Вот кто усвоил урок 19–21 августа. Все, в чьих планах то же самое, – не дать создать в России способную к развитию демократическую систему. Они поняли: для захвата власти – полного контроля над силовым, хозяйственным, чиновным аппаратом и выбором масс – танки не обязательны. Эту операцию не нужно видеть посторонним.
В августе 2001-го, когда лишь немногие опасались тех последствий прихода к власти Путина, с какими мир столкнулся сейчас, сотрудники Би-би-си осторожно спросили Горбачева: «А существует реальная угроза перехода к более авторитарному режиму?»
А тот: «Я думаю, признаки такого перехода реальны». И, обсуждая тогдашнюю ситуацию, заметил: «Она заставляет задуматься о том, что кто-то рвется к диктатуре».
Повторю: год интервью – 2001-й.

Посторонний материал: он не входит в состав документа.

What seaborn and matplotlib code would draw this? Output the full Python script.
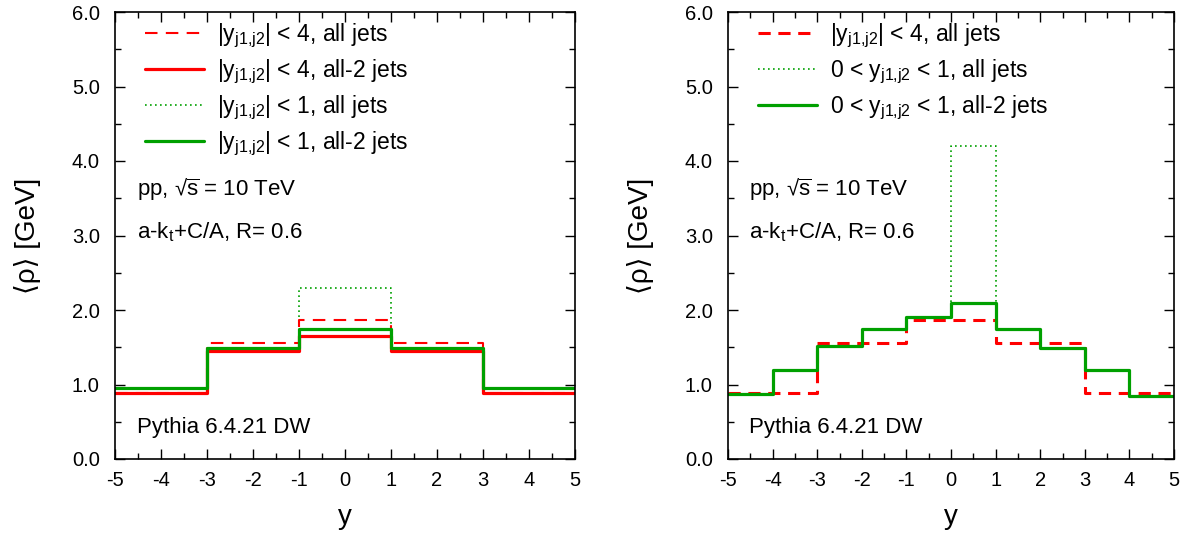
import numpy as np
import pandas as pd
import matplotlib
matplotlib.use("Agg")
import matplotlib.pyplot as plt
import seaborn as sns
from matplotlib.ticker import MultipleLocator, FormatStrFormatter

sns.set_style("ticks")
plt.rcParams['font.family'] = ['Liberation Sans', 'DejaVu Sans']
plt.rcParams['mathtext.fontset'] = 'custom'
plt.rcParams['mathtext.rm'] = 'Liberation Sans'
plt.rcParams['mathtext.it'] = 'Liberation Sans'
plt.rcParams['mathtext.default'] = 'regular'
plt.rcParams['axes.unicode_minus'] = False
for k in ['text.color', 'axes.labelcolor', 'xtick.color', 'ytick.color', 'axes.edgecolor']:
    plt.rcParams[k] = 'black'

# ---- data ----
left_edges = [-5, -3, -1, 1, 3, 5]
left_all4 = [0.89, 1.56, 1.87, 1.56, 0.89]
left_all2_4 = [0.89, 1.45, 1.655, 1.45, 0.89]
left_all1 = [0.95, 1.49, 2.30, 1.49, 0.95]
left_all2_1 = [0.95, 1.49, 1.75, 1.49, 0.95]

right_edges = [-5, -4, -3, -2, -1, 0, 1, 2, 3, 4, 5]
right_all4 = [0.89, 0.89, 1.56, 1.56, 1.865, 1.865, 1.56, 1.56, 0.89, 0.89]
right_all01 = [0.87, 1.19, 1.52, 1.74, 1.91, 4.20, 1.75, 1.49, 1.19, 0.85]
right_all2_01 = [0.87, 1.19, 1.52, 1.74, 1.91, 2.09, 1.75, 1.49, 1.19, 0.85]

xticks = [-5, -4, -3, -2, -1, 0, 1, 2, 3, 4, 5]
yticks = [0.0, 1.0, 2.0, 3.0, 4.0, 5.0, 6.0]

left_labels = [r"$|y_{j1{,}j2}|$ < 4, all jets", r"$|y_{j1{,}j2}|$ < 4, all-2 jets",
               r"$|y_{j1{,}j2}|$ < 1, all jets", r"$|y_{j1{,}j2}|$ < 1, all-2 jets"]
right_labels = [r"$|y_{j1{,}j2}|$ < 4, all jets", r"0 < $y_{j1{,}j2}$ < 1, all jets",
                r"0 < $y_{j1{,}j2}$ < 1, all-2 jets"]

RED = '#ff0000'
GREEN = '#00a000'

def step_df(edges, vals):
    return pd.DataFrame({'x': edges, 'v': list(vals) + [vals[-1]]})

def draw(ax, edges, vals, label, **kw):
    sns.lineplot(data=step_df(edges, vals), x='x', y='v', ax=ax, estimator=None,
                 drawstyle='steps-post', label=label, **kw)

fig = plt.figure(figsize=(12, 5.35), dpi=100)
axL = fig.add_axes([115/1200, 1-459/535, 460/1200, 447/535])
axR = fig.add_axes([728/1200, 1-459/535, 446/1200, 447/535])

# left panel
draw(axL, left_edges, left_all1, left_labels[2], color=GREEN, lw=1.2, ls=(0, (1, 2)))
draw(axL, left_edges, left_all4, left_labels[0], color=RED, lw=1.5, ls=(0, (6, 4)))
draw(axL, left_edges, left_all2_4, left_labels[1], color=RED, lw=2.3)
draw(axL, left_edges, left_all2_1, left_labels[3], color=GREEN, lw=2.3)

# right panel
draw(axR, right_edges, right_all4, right_labels[0], color=RED, lw=2.2, ls=(0, (4, 2.5)))
draw(axR, right_edges, right_all01, right_labels[1], color=GREEN, lw=1.2, ls=(0, (1, 2)))
draw(axR, right_edges, right_all2_01, right_labels[2], color=GREEN, lw=2.3)

FS = 16.5
for ax, order, labels in [(axL, [1, 2, 0, 3], left_labels), (axR, [0, 1, 2], right_labels)]:
    ax.set_xlim(-5, 5)
    ax.set_ylim(0, 6)
    ax.set_xticks(xticks)
    ax.set_yticks(yticks)
    ax.yaxis.set_major_formatter(FormatStrFormatter('%.1f'))
    ax.xaxis.set_minor_locator(MultipleLocator(0.5))
    ax.yaxis.set_minor_locator(MultipleLocator(0.5))
    ax.tick_params(which='both', direction='in', top=True, right=True, labelsize=14.5,
                   color='black', width=1.0)
    ax.tick_params(which='major', length=7)
    ax.tick_params(axis='x', which='major', pad=9)
    ax.tick_params(axis='y', which='major', pad=11)
    ax.tick_params(which='minor', length=4)
    for s in ax.spines.values():
        s.set_linewidth(1.2)
        s.set_color('black')
    ax.set_xlabel('y', fontsize=20, labelpad=10)
    ax.set_ylabel('⟨ρ⟩ [GeV]', fontsize=20, labelpad=22)
    h, l = ax.get_legend_handles_labels()
    ax.legend([h[i] for i in order], [l[i] for i in order], loc='upper left',
              bbox_to_anchor=(0.02, 1.025), frameon=False, fontsize=FS,
              handlelength=2.6, handletextpad=0.55, labelspacing=0.33)
    ax.text(-4.52, 3.61, r"pp, √$\overline{s}$ = 10 TeV", fontsize=16, va='center')
    ax.text(-4.52, 3.05, r"a-k$_t$+C/A, R= 0.6", fontsize=16, va='center')
    ax.text(-4.52, 0.42, "Pythia 6.4.21 DW", fontsize=16, va='center')

fig.savefig('out.png', dpi=100)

Путин стал президентом в 2000-м. Прошел 21 год. И вот под флагом, что веселые люди несли как символ мира, сейчас истязают Украину.
Как и почему они его отдали? Ведь не так давно море таких флагов бушевало над маршем памяти Немцова. А сейчас он присвоен Кремлем. Что, как, где, когда и кто сделал в РФ и вне ее, чтобы обеспечить безраздельность его власти и покорность молчащих подданных?
Несмотря на множество белых пятен и разрозненность сведений, нельзя сказать, что об этом ничего не известно. А станет известно все.